Begin Data supplied

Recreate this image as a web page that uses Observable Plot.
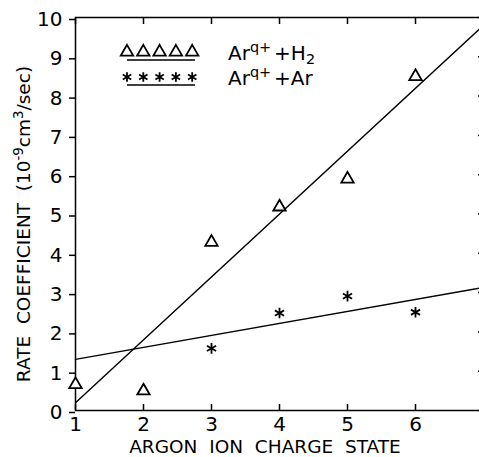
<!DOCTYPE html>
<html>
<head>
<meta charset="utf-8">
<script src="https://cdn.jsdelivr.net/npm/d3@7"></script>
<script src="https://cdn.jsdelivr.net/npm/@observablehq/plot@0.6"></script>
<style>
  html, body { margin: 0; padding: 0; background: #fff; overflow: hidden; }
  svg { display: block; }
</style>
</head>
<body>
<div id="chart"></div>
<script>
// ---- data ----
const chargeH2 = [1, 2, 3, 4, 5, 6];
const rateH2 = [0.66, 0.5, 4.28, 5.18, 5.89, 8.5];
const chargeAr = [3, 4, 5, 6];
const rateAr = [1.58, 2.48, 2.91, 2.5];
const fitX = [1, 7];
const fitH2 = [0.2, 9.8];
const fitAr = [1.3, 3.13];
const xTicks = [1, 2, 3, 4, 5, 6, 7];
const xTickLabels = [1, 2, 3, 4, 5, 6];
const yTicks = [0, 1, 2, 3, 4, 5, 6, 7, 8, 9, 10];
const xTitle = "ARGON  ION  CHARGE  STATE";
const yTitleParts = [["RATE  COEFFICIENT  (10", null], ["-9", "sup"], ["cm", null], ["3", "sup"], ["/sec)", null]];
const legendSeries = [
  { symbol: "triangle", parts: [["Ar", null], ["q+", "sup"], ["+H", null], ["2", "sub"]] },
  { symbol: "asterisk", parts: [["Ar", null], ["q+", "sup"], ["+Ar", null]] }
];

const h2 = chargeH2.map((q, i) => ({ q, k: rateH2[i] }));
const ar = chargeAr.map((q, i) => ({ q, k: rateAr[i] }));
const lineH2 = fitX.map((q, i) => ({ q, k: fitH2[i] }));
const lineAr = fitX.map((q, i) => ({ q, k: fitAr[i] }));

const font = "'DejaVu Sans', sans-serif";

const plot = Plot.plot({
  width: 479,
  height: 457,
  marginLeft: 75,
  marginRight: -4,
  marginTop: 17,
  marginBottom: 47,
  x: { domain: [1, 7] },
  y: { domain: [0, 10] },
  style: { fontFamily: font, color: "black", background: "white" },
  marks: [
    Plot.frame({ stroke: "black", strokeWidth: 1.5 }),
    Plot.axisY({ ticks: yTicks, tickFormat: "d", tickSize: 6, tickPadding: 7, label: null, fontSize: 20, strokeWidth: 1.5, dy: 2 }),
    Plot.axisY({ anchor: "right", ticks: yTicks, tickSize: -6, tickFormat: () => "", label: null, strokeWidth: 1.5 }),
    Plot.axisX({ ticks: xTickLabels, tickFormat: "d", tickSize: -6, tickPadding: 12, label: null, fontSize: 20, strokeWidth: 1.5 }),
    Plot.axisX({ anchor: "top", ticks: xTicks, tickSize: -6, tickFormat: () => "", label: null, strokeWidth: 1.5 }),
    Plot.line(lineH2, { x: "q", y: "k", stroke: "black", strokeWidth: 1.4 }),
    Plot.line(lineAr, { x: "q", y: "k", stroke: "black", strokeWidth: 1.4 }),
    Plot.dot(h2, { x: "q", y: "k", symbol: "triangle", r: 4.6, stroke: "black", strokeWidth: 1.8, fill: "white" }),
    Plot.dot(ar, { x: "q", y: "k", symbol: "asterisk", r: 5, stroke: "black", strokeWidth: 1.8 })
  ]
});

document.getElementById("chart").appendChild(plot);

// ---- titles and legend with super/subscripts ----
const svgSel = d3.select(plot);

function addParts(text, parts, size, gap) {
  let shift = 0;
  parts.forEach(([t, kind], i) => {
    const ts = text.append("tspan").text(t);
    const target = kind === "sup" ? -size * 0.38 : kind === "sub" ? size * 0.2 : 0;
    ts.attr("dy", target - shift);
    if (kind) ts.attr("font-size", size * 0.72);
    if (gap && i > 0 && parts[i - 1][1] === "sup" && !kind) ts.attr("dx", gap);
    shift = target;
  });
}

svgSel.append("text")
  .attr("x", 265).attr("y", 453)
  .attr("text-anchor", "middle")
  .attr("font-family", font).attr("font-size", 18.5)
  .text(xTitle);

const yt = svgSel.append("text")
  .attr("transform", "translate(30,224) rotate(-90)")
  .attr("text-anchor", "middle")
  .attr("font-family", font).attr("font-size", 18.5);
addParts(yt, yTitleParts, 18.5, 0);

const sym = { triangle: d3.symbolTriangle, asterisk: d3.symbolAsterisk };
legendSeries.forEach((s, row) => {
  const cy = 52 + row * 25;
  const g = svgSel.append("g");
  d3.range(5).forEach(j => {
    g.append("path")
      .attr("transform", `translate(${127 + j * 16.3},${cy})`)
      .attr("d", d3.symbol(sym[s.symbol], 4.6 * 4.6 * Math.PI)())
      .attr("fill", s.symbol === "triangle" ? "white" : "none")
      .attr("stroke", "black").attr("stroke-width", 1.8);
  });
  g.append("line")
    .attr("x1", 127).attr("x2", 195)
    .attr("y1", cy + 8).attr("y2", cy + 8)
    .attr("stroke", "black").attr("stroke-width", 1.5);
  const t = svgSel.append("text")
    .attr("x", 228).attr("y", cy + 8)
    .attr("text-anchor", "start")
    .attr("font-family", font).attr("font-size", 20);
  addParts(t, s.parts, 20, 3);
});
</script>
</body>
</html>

End Data supplied
Begin Data supplied

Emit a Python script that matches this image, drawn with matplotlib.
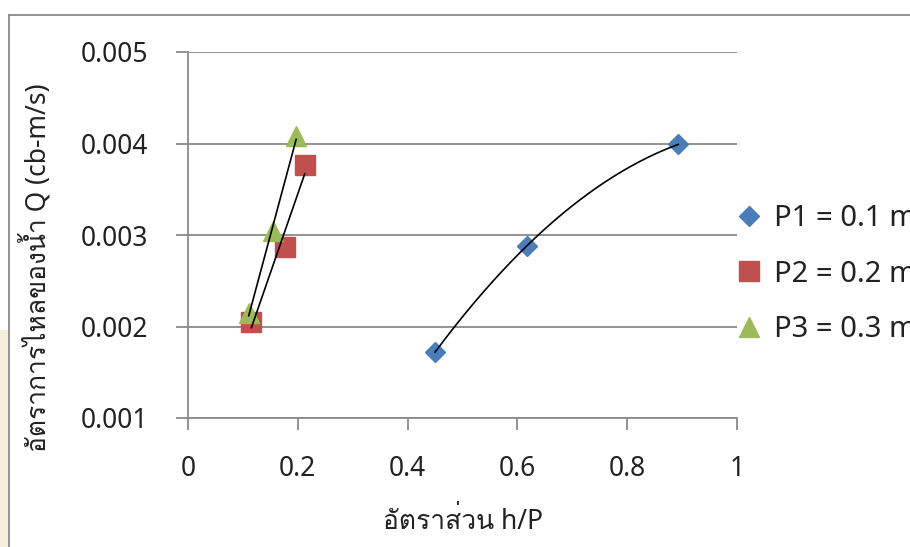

End Data supplied

■ What you are asked to do:
Using the material above, copy every line in which the string "with" occurs.

■ Response to this task:
// ---- titles and legend with super/subscripts ----
Emit a Python script that matches this image, drawn with matplotlib.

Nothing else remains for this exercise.